A Metaphysical Education: The Duke of Burgundy

01/14/2015 12:32 PM |
Photo courtesy of Sundance Selects


The Duke of Burgundy
Directed by Peter Strickland
Opens January 23


Peter Strickland’s third feature, which I saw first at the Toronto film festival, is an initially confounding, and meticulously fashioned, attempt to take a story that 70s sexploitation films might have played for titillation, and make a genuine relationship drama about two people. The opening scenes lay down the rules for a playful master-servant relationship between a lepidopterist and her lover, before trickily letting masks slip here and there first to show that it’s not something on display for the viewer’s enjoyment, and then to flesh out how the dynamics actually work. But The Duke of Burgundy is also a film by the cinephiliac director of the Italo-horror wormhole Berberian Sound Studio, and so the world of these women does not exactly have all the trappings of reality: the couple live on a vined estate in a genteel land where local lectures about moths pack the house (with eerily similar dark beauties) and where a blond, caped traveling saleswoman caters to multiple clients requiring bed apparatuses allowing one partner to sleep in a drawer below the other.
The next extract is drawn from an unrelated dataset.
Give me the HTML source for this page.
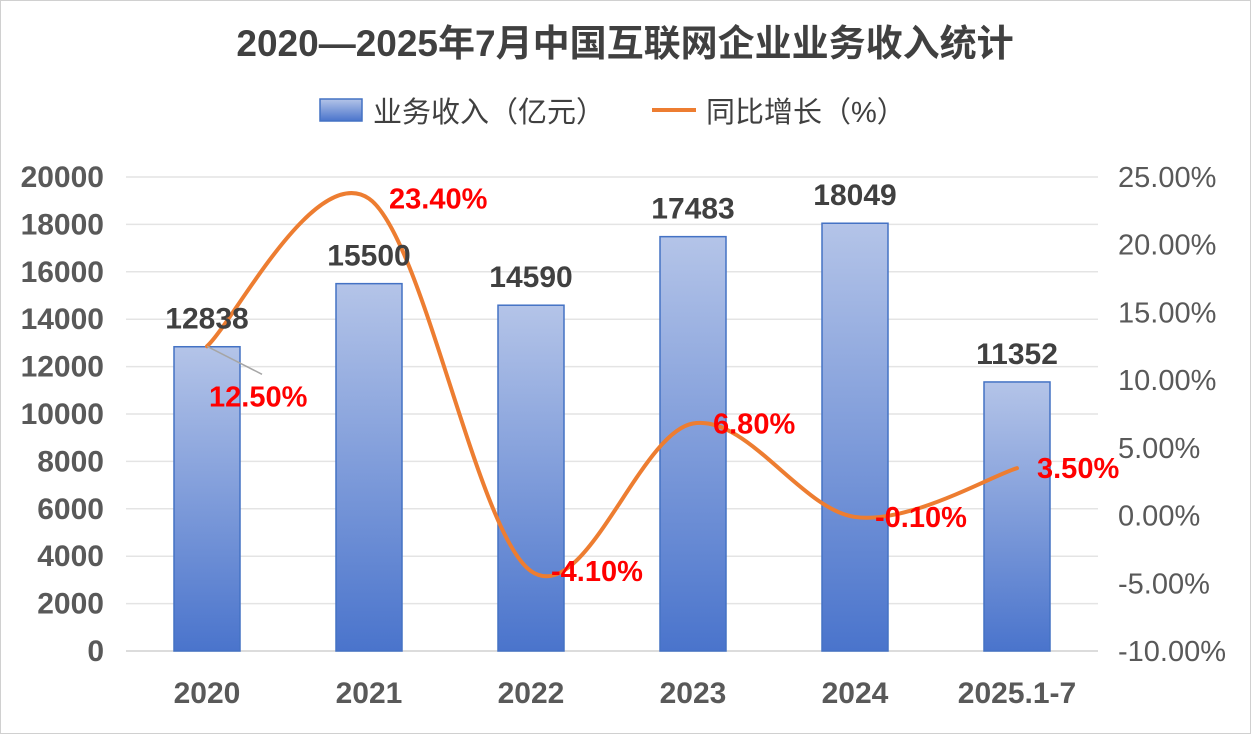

There’s also a streak of wry humor, an awareness of the small absurd ways the couple’s daily routines are still accompanied by quotidian habits that don’t follow a specific script of a servant being punished for failing to do all the washing. But so too is there a poignancy to their relationship, as Cynthia (Sidse Babett Knudsen) especially tires of the roles and of Evelyn’s demands, making for a passive-aggressive dance through line readings and expectations. Ultimately, Chiara D’Anna as Evelyn feels a little less up to the task, though Strickland, too, zones out in his manner: moth montages, zooms-into-the-vortex, and kaleidscope effects suggest another turn into fugue states that, unlike Berberian, feel like a let-down.

A was-it-all-just-a-dream conceit glimmers in the film’s bookends (Evelyn perched, like a moth on a log, by a forest stream), not to mention a few odd details (such as the mannequins planted in the audience of a lecture). “Try to have more conviction next time,” Evelyn chides Cynthia after a session in bed, and it’s easy to accuse Strickland of hiding behind his obsessions, but even if he hasn’t re-discovered the sense of danger in his first feature, Katalin Varga, he’s crafted another wry story precisely about obsession.